Is Rust good for cross-platform mobile app development?

Yes, especially for shared business logic, networking, encryption, offline sync, and performance-critical modules. Rust is less commonly used for rendering the entire UI, but it is excellent for the core systems layer that both iOS and Android apps can reuse.

Can Rust be used with native iOS and Android apps?

Yes. Rust integrates with iOS through generated bindings and native libraries, and with Android through JNI and shared libraries. A common approach is to keep the UI in Swift or Kotlin while using Rust for portable logic underneath.

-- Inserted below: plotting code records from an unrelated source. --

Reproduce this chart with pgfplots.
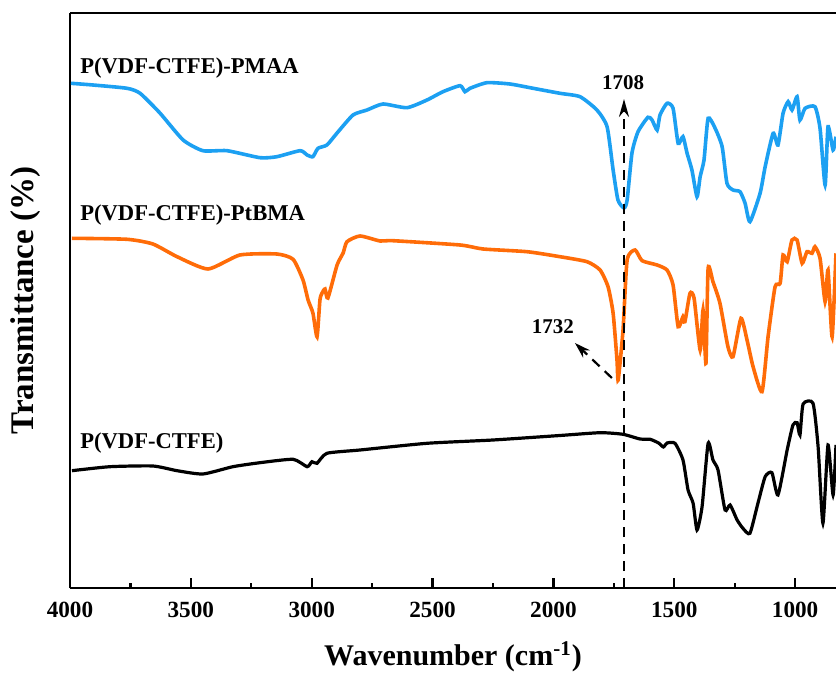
\documentclass[border=0pt]{standalone}
\usepackage{pgfplots}
\pgfplotsset{compat=1.18}
\usepackage{fontspec}
\setmainfont{Liberation Serif}
\usetikzlibrary{arrows.meta}
\definecolor{cblue}{RGB}{28,160,242}
\definecolor{corange}{RGB}{255,108,8}
\begin{document}
\begin{tikzpicture}
\clip (0,0) rectangle (418pt,337.5pt);
\begin{axis}[
  at={(35pt,43.5pt)}, anchor=south west,
  scale only axis, width=383pt, height=287.5pt,
  x dir=reverse, xmin=831, xmax=4000, ymin=0, ymax=575,
  axis y line*=left,
  axis line style={line width=1.3pt},
  xtick={1000,1500,2000,2500,3000,3500,4000},
  minor x tick num=1,
  xtick pos=bottom, tick align=inside,
  major tick length=5pt, minor tick length=2.5pt,
  every tick/.style={line width=1.1pt, black},
  ytick=\empty,
  /pgf/number format/1000 sep={},
  /pgf/number format/assume math mode=true,
  tick label style={font=\bfseries\fontsize{11.6}{14}\selectfont},
  xticklabel style={yshift=-3.5pt},
  xlabel={Wavenumber (cm\textsuperscript{-1})},
  ylabel={Transmittance (\%)},
  xlabel style={font=\bfseries\fontsize{15}{18}\selectfont, yshift=-5pt},
  ylabel style={font=\bfseries\fontsize{16.5}{19}\selectfont,
    at={(axis description cs:-0.0574,0.5)}, anchor=center},
  clip=true,
]
% P(VDF-CTFE)-PMAA
\addplot[cblue, line width=1.8pt, smooth, tension=0.35] coordinates {
(3996,504.7)(3905,503)(3764,499.7)(3710,494.7)(3628,475)(3532,448)(3450,437.3)(3350,437.3)
(3214,430.3)(3144,431.3)(3048,437.3)(3019,433)(2995,431.3)(2974,439.7)(2937,443)(2895,455)
(2829,473)(2771,478)(2705,484)(2606,480.3)(2523,488)(2457,496.3)(2386,502.3)(2366,496.3)
(2345,499.7)(2275,505.3)(2180,504)(2084,499.7)(1973,494.7)(1890,491.3)(1820,478)(1778,461.3)
(1753,418)(1733,388)(1708,380)(1695,388)(1675,435)(1650,456.3)(1609,470.7)(1592,468)
(1571,458)(1559,473)(1530,484.7)(1505,479.7)(1484,444.7)(1464,451.3)(1447,434.7)(1427,418)
(1406,391.3)(1393,411.3)(1377,428)(1360,469.7)(1331,459.7)(1302,441.3)(1282,404.7)(1257,398)
(1228,396.3)(1207,384.7)(1187,366.3)(1145,394.7)(1124,421.3)(1091,454.7)(1071,443)(1050,474.7)
(1029,486.3)(1013,478)(992,491.3)(980,468)(959,479.7)(918,481.3)(897,459.7)(876,403)
(864,461.3)(843,438)(831,451.3)
};
% P(VDF-CTFE)-PtBMA
\addplot[corange, line width=1.8pt, smooth, tension=0.35] coordinates {
(3992,349.7)(3764,348.7)(3657,344)(3557,331.3)(3429,319)(3297,333)(3144,334)(3077,328.7)
(3036,308)(3015,288)(2995,275)(2978,251.3)(2966,288)(2957,295)(2945,299)(2933,290)
(2895,323)(2870,335)(2854,346.3)(2800,352)(2717,347)(2664,347.3)(2386,343)(2291,339)
(2109,336.3)(1973,331.3)(1861,326.3)(1807,318)(1774,301.3)(1753,274.7)(1737,228)(1732,208)
(1712,258)(1695,328)(1662,338)(1633,327.3)(1571,323)(1530,318)(1505,303)(1484,261.3)
(1464,271.3)(1456,266.3)(1435,294.7)(1418,289.7)(1393,238)(1381,278)(1369,224.7)(1360,319.7)
(1340,306.3)(1311,284.7)(1278,241.3)(1257,231.3)(1224,269.7)(1199,248)(1174,221.3)(1137,196.3)
(1112,251.3)(1083,301.3)(1062,304.7)(1050,333)(1033,326.3)(1013,348)(992,348)(971,324.7)
(951,336.3)(930,334.7)(918,341.3)(897,329.7)(876,286.3)(864,318)(847,251.3)(831,334.7)
};
% P(VDF-CTFE)
\addplot[black, line width=1.6pt, smooth, tension=0.35] coordinates {
(3992,117.3)(3835,121.3)(3657,122)(3557,117.3)(3450,114)(3326,121.3)(3214,125.3)(3077,128.7)
(3019,121.3)(2999,126.3)(2978,124.7)(2937,134.7)(2800,138)(2523,144.7)(2250,148)(1973,152.5)
(1807,155.3)(1712,153.7)(1642,149)(1600,148.7)(1565,145)(1545,141)(1530,145)(1497,144.7)(1464,128)
(1443,98)(1422,84.7)(1406,58)(1385,81.3)(1360,144.7)(1340,128)(1319,118)(1290,78)
(1269,83)(1240,68)(1216,59.7)(1187,54.7)(1154,84.7)(1124,111.3)(1096,115.3)(1071,93)
(1033,138)(1009,163)(992,165.3)(980,153)(967,184)(926,184.7)(905,141.3)(885,64.7)
(864,143)(843,93)(831,143)
};
% annotations
\draw[line width=1.1pt, dash pattern=on 5pt off 3.5pt, -{Stealth[length=9pt,width=5pt]}]
  (axis cs:1708,0) -- (axis cs:1708,489);
\node[font=\bfseries\fontsize{10.5}{12}\selectfont] at (axis cs:1712,505) {1708};
\node[font=\bfseries\fontsize{10.5}{12}\selectfont] at (axis cs:2002,261) {1732};
\draw[line width=1.1pt, dash pattern=on 5pt off 3.5pt, -{Stealth[length=8pt,width=5pt]}]
  (axis cs:1758,210) -- (axis cs:1911,245);
\node[anchor=west, inner sep=0pt, font=\bfseries\fontsize{11.3}{13}\selectfont] at (axis cs:3959,520) {P(VDF-CTFE)-PMAA};
\node[anchor=west, inner sep=0pt, font=\bfseries\fontsize{11.3}{13}\selectfont] at (axis cs:3959,373) {P(VDF-CTFE)-PtBMA};
\node[anchor=west, inner sep=0pt, font=\bfseries\fontsize{11.3}{13}\selectfont] at (axis cs:3959,145) {P(VDF-CTFE)};
\end{axis}
\end{tikzpicture}
\end{document}
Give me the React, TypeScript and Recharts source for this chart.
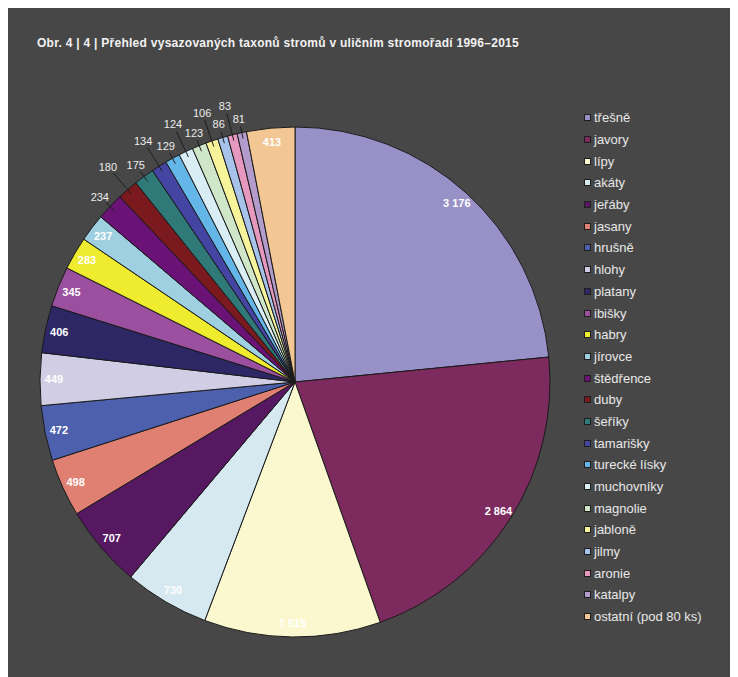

What are the main benefits of using Rust in mobile applications?

The biggest benefits are memory safety, strong concurrency guarantees, high runtime performance, and code reuse across platforms. These are particularly valuable in apps that handle sensitive data, offline workflows, media processing, or realtime communication.

What libraries are most useful for Rust mobile projects?

UniFFI, tokio, reqwest, serde, sqlx or rusqlite, ring, thiserror, and cargo tooling such as clippy and rustfmt are among the most useful. The exact selection depends on whether you are focused on API communication, local persistence, cryptography, or native interoperability.

When should a team choose Rust over Flutter or React Native?

Choose Rust when the priority is systems-level performance, security, deterministic behavior, or reusable low-level logic rather than a fully shared UI framework. In many cases, the best architecture is not Rust instead of native or cross-platform UI tools, but Rust alongside them for the parts of the app where reliability and efficiency matter most.